Susan Legere, GA&S '09, did just that when she decided to create a documentary investigating the lives of three immigrants currently working at BC. The documentary titled Immigrant Reflections: Three Boston College Service Workers Share Their Stories, left many speechless after it aired at the Boston Latino International Film Festival this weekend.
The film, which is now available online at at.bc.edu, closely follows the lives of three BC employees, Vicky, Manny, and Jorge, in their struggle to assimilate into American society. Legere chose to show original photographs of each worker's home towns along with pictures of family members. No longer were these people strangers, but the audience gained a sense of familiarity, an empathetic connection with them. Each worker then went on to share their stories of what it was like growing up so far from where they currently live, a feeling further strengthened in a post-film interview with the filmmaker and subjects.

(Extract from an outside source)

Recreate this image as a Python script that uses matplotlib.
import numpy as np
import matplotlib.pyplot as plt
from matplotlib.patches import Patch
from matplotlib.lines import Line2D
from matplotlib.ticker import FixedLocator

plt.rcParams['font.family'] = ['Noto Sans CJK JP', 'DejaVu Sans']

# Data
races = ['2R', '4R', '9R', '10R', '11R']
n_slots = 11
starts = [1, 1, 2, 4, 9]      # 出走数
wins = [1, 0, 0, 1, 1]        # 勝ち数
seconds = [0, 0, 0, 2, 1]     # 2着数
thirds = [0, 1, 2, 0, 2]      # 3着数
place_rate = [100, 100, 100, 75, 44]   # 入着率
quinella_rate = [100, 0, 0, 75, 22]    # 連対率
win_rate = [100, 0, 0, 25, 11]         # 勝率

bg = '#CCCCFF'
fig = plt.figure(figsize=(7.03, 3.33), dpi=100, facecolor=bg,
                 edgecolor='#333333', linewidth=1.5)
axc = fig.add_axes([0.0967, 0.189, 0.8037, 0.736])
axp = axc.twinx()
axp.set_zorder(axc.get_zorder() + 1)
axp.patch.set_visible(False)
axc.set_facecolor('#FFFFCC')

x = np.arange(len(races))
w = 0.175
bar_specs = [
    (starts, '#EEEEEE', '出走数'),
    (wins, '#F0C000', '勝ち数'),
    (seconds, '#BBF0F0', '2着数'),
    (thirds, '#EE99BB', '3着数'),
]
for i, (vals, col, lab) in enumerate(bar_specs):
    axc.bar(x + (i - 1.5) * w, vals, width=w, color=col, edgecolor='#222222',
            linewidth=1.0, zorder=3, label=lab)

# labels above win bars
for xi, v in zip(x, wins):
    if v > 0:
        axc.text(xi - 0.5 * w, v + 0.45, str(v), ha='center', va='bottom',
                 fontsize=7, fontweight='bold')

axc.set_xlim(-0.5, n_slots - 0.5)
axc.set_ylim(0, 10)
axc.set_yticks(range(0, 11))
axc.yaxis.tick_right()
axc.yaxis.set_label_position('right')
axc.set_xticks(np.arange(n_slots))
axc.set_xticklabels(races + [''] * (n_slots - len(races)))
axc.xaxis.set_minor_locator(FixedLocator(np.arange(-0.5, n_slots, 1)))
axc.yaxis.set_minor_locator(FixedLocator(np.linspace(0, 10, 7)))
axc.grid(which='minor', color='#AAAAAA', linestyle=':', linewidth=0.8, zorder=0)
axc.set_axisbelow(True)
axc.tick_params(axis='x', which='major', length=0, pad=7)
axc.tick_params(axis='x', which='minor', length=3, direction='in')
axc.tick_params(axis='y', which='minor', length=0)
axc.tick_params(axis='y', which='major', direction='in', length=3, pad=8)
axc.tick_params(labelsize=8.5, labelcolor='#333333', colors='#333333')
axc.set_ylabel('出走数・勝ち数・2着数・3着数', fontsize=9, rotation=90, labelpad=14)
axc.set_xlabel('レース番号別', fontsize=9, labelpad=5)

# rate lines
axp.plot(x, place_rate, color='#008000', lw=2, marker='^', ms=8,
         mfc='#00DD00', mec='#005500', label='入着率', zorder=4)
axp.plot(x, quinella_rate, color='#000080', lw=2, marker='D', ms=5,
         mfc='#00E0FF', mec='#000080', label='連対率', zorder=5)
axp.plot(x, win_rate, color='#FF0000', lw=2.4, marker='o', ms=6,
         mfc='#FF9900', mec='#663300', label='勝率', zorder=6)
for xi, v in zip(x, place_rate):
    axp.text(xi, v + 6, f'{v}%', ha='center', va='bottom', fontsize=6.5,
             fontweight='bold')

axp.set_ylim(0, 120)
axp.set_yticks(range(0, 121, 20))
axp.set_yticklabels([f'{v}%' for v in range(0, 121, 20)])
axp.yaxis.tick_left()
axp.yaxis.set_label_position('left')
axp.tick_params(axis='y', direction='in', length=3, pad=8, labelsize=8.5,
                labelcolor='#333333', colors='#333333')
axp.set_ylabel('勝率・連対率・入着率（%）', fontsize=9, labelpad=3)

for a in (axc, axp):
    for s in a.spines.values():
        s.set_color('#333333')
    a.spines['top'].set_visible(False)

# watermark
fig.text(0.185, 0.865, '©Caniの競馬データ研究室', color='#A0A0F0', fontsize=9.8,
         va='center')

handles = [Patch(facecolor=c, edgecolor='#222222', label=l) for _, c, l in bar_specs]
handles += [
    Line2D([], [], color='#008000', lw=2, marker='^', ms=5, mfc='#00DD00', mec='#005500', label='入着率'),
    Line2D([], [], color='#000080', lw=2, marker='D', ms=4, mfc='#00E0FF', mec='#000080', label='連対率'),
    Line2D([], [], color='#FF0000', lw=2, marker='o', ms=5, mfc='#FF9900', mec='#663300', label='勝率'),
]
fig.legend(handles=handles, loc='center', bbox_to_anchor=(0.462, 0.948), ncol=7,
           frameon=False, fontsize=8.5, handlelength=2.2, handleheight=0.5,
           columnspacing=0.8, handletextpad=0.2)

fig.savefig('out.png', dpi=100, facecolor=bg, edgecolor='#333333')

Vicky was only 2 years old when her mother left her three children behind in a house in Cacao Frontera, Guatemala without indoor plumbing or electricity to immigrate illegally to the United States. "Everything was natural, we had to use light from lanterns and we had no TV," she said.

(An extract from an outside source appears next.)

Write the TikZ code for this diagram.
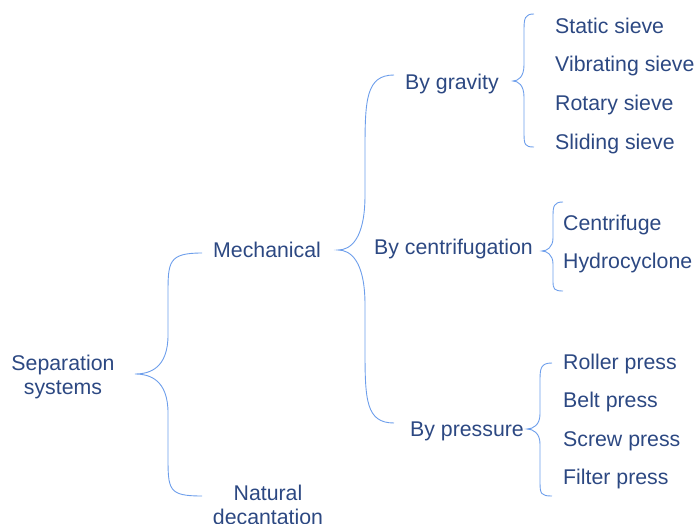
\documentclass[tikz,border=0pt]{standalone}
\usepackage{fontspec}
\setmainfont{Liberation Sans}
\definecolor{txt}{RGB}{44,72,130}
\definecolor{brc}{RGB}{109,158,235}
\begin{document}
\begin{tikzpicture}[x=1pt,y=-1pt,
  lbl/.style={anchor=mid west,inner sep=0pt,text=txt,font=\fontsize{21.3}{25}\selectfont},
  lbl2/.style={anchor=center,inner sep=0pt,text=txt,align=center,font=\fontsize{21.3}{24.5}\selectfont},
  brace/.style={draw=brc,line width=0.9pt}]
\useasboundingbox (0,0) rectangle (696,524);
% nodes
\node[lbl2] (sep) at (63,377) {Separation\\systems};
\node[lbl] (mech) at (213,255) {Mechanical};
\node[lbl2] (nat) at (268,505) {Natural\\decantation};
\node[lbl] (grav) at (405,87) {By gravity};
\node[lbl] (cent) at (374,252) {By centrifugation};
\node[lbl] (pres) at (410,434) {By pressure};
\node[lbl] (s1) at (555,31) {Static sieve};
\node[lbl] (s2) at (555,69) {Vibrating sieve};
\node[lbl] (s3) at (555,108) {Rotary sieve};
\node[lbl] (s4) at (555,147) {Sliding sieve};
\node[lbl] (c1) at (563,228) {Centrifuge};
\node[lbl] (c2) at (563,266) {Hydrocyclone};
\node[lbl] (p1) at (563,367) {Roller press};
\node[lbl] (p2) at (563,405) {Belt press};
\node[lbl] (p3) at (563,444) {Screw press};
\node[lbl] (p4) at (563,482) {Filter press};
% brace coordinates
\coordinate (b0t) at (135,374); \coordinate (b0a) at (202,253); \coordinate (b0b) at (202,496);
\coordinate (b1t) at (338,250); \coordinate (b1a) at (394,75); \coordinate (b1b) at (394,423);
\coordinate (b2t) at (513,81); \coordinate (b2a) at (534,14); \coordinate (b2b) at (534,147);
\coordinate (b3t) at (542,251); \coordinate (b3a) at (563,202); \coordinate (b3b) at (563,291);
\coordinate (b4t) at (527,429); \coordinate (b4a) at (552,363); \coordinate (b4b) at (552,496);
% braces
\draw[brace] (b0a) .. controls (168,253) and (168,262) .. (168,295) -- (168,335)
  .. controls (168,368) and (150,374) .. (b0t)
  .. controls (150,374) and (168,380) .. (168,413) -- (168,455)
  .. controls (168,490) and (168,496) .. (b0b);
\draw[brace] (b1a) .. controls (366,75) and (365,100) .. (365,150) -- (365,195)
  .. controls (365,240) and (350,250) .. (b1t)
  .. controls (350,250) and (365,260) .. (365,305) -- (365,350)
  .. controls (365,400) and (366,423) .. (b1b);
\draw[brace] (b2a) .. controls (525,14) and (524,18) .. (524,30) -- (524,65)
  .. controls (524,77) and (518,81) .. (b2t)
  .. controls (518,81) and (524,85) .. (524,97) -- (524,133)
  .. controls (524,145) and (525,147) .. (b2b);
\draw[brace] (b3a) .. controls (554,202) and (553,206) .. (553,216) -- (553,238)
  .. controls (553,247) and (547,251) .. (b3t)
  .. controls (547,251) and (553,255) .. (553,264) -- (553,281)
  .. controls (553,289) and (554,291) .. (b3b);
\draw[brace] (b4a) .. controls (541,363) and (540,368) .. (540,380) -- (540,414)
  .. controls (540,425) and (533,429) .. (b4t)
  .. controls (533,429) and (540,433) .. (540,444) -- (540,482)
  .. controls (540,494) and (541,496) .. (b4b);
\end{tikzpicture}
\end{document}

A previous movie at the festival showed the brutality and suffering a Mexican family underwent while crossing the border into the United States after spending days trapped inside a truck. Upon seeing the film, Vicky's eyes swelled up with tears as she hugged her two children tightly. "That movie shows what my mother experienced. She suffered a lot to bring us here," Vicky said while looking out at the audience. "She went nearly eight days without food during her trip into the U.S. It was very different from the process I experienced in coming to this country."